Après ces exposés des facilitateurs, le deuxième temps fort de cette conférence de presse a été la projection d’un film documentaire, produit par l’espagnol Anxon Monforte sur le pois sucré dans le marché mondial. Cet élément a permis de lever un coin de voile sur les manœuvres d’un certain lobby, notamment espagnol, voulant monopoliser le commerce mondial du ‘’Tigernut’’ au grand dam des pauvres producteurs africains. Dans ce film on pouvait apercevoir un certain Ramon Carrion dit ‘’Albuxeches et ses complices en conclave pour rafler toute la production des zones de grandes productions comme le Mali, le Burkina Faso et le Niger.
D‘ailleurs ce documentaire révèle une affaire scabreuse entre le nommé Ramon Carrion (RCA RECCORD SL) et l’opérateur malien Ousmane Sow (CIC SA). Cela remonte à 2002, lorsque le magnant espagnol en violation de toutes les clauses contractuelles incrimine injustement un stock de 6 conteneurs de pois sucré de M. Sow, au motif de contenir un taux élevé (22¨%) d’aflatoxine, donc impropres à la consommation. Cela à partir de faux documents d’expertises, qui seront battus en brèche par deux contre-expertises (d’un laboratoire ivoirien et d’un autre, espagnol) produites par le Centre International pour le Commerce S.A(CIC.SA) de Ousmane Sow. Ce n’est pas tout, car notre compatriote pour se faire justice a émis un mandat d’arrêt international contre le nommé Ramon Carrion pour préjudices causés à autrui. Depuis lors, cet espagnol serait l’instigateur d’une campagne d’intoxication contre le pois sucré malien, taxé de contenir un taux élevé d’aflatoxine. Toute chose qui reste infondée, visant uniquement à nuire à la réputation des chargeurs maliens, exportateurs du pois sucré. Lesquels sont incités de nos jours par d’autres destinations dont les USA. Comme disait, le réalisateur du documentaire projeté, le ‘’Tigernut’’ est un produit très prisé aujourd’hui dans le monde, car classé dans la catégorie des ‘’Superfood’’ dont le kilo est cédé aux USA à 26 dollars américains, alors que les espagnols ne déboursent que 45 centimes de dollars pour acquérir le kilogramme avec les pauvres paysans maliens.

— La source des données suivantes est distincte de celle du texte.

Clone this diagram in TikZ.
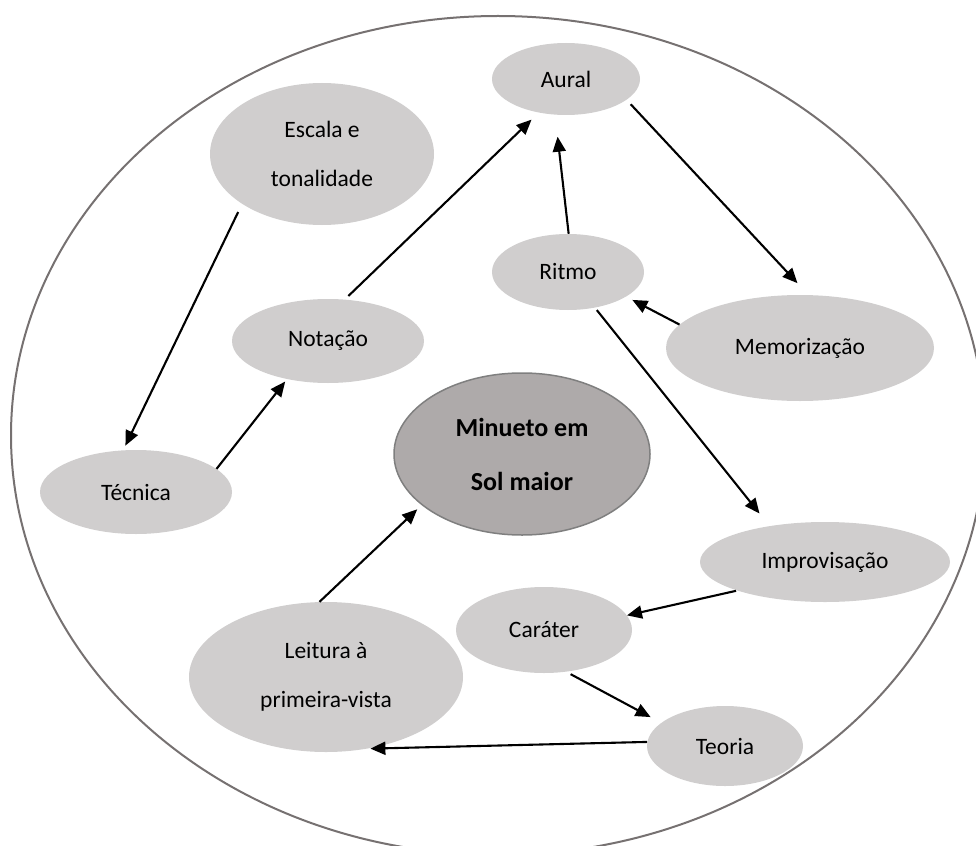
\documentclass[tikz,border=0pt]{standalone}
\usepackage{fontspec}
\setmainfont{Carlito}
\usetikzlibrary{arrows.meta,shapes.geometric}
\definecolor{bubble}{HTML}{D0CECE}
\definecolor{core}{HTML}{AEAAAA}
\definecolor{rim}{HTML}{767171}
\definecolor{coreline}{HTML}{7F7F7F}
\begin{document}
\begin{tikzpicture}[x=1pt,y=-1pt,
  topic/.style={ellipse, fill=bubble, inner sep=0pt, align=center,
    font=\fontsize{23.5}{49}\selectfont},
  link/.style={line width=2.1pt, -{Triangle[length=15pt,width=13pt]}},
  ]
\useasboundingbox (0,0) rectangle (976,845);
\clip (0,0) rectangle (976,845);

% outer boundary
\node[draw=rim, line width=2pt, ellipse, inner sep=0pt,
  minimum width=974pt, minimum height=839pt] (frame) at (498,435.5) {};

% topics
\node[topic, minimum width=148pt, minimum height=72pt]  (aural)  at (566,79)  {Aural};
\node[topic, minimum width=224pt, minimum height=142pt] (escala) at (322,154) {Escala e\\tonalidade};
\node[topic, minimum width=152pt, minimum height=76pt]  (ritmo)  at (568,272) {Ritmo};
\node[topic, minimum width=192pt, minimum height=84pt]  (nota)   at (328,341) {Notação};
\node[topic, minimum width=268pt, minimum height=106pt] (memo)   at (800,348) {Memorização};
\node[topic, minimum width=192pt, minimum height=84pt]  (tec)    at (136,492) {Técnica};
\node[topic, minimum width=250pt, minimum height=80pt]  (impro)  at (825,562) {Improvisação};
\node[topic, minimum width=176pt, minimum height=86pt]  (car)    at (544,630) {Caráter};
\node[topic, minimum width=274pt, minimum height=150pt] (leit)   at (326,677) {Leitura à\\primeira-vista};
\node[topic, minimum width=156pt, minimum height=80pt]  (teo)    at (725,746) {Teoria};

% central piece
\node[topic, fill=core, draw=coreline, line width=1.5pt,
  minimum width=256pt, minimum height=162pt,
  font=\bfseries\fontsize{26}{54}\selectfont] (minueto) at (522,454) {Minueto em\\Sol maior};

% connections
\draw[link, shorten <=9pt, shorten >=5pt]  (escala.212) -- (tec.107);
\draw[link, shorten >=3pt]                 (tec.16)     -- (nota.223);
\draw[link, shorten <=5pt, shorten >=10pt] (nota.68)    -- (aural.231);
\draw[link, shorten >=22pt]                (ritmo.89)   -- (aural.253);
\draw[link, shorten <=6pt, shorten >=16pt] (aural.341)  -- (memo.81);
\draw[link, shorten >=7pt]                 (memo.169)   -- (ritmo.337);
\draw[link, shorten <=3pt, shorten >=16pt] (ritmo.307)  -- (impro.147);
\draw[link, shorten <=1pt]                 (impro.198)  -- (car.10);
\draw[link, shorten <=5pt, shorten >=12pt] (car.298)    -- (teo.160);
\draw[link, shorten >=3pt]                 (teo.177)    -- (leit.300);
\draw[link, shorten >=6pt]                 (leit.95)    -- (minueto.207);
\end{tikzpicture}
\end{document}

En tout état de cause, notre compatriote, Ousmane Sow qui travaille avec plus d’une centaine de coopératives de production du ‘’Thiokon’’ n’entend plus céder le terrain à sa rivale espagnole, la puissante société de Ramon Carrion. Dans cette dynamique il pourra compter sur l’apport du Conseil Malien des Chargeurs, qui a promis de s’investir pour réparer la mauvaise publicité faite sur le pois sucré malien et de promouvoir ce produit typiquement malien à l’échelle mondiale. Pour cela l’accompagnement de l’Etat sera d’un grand atout.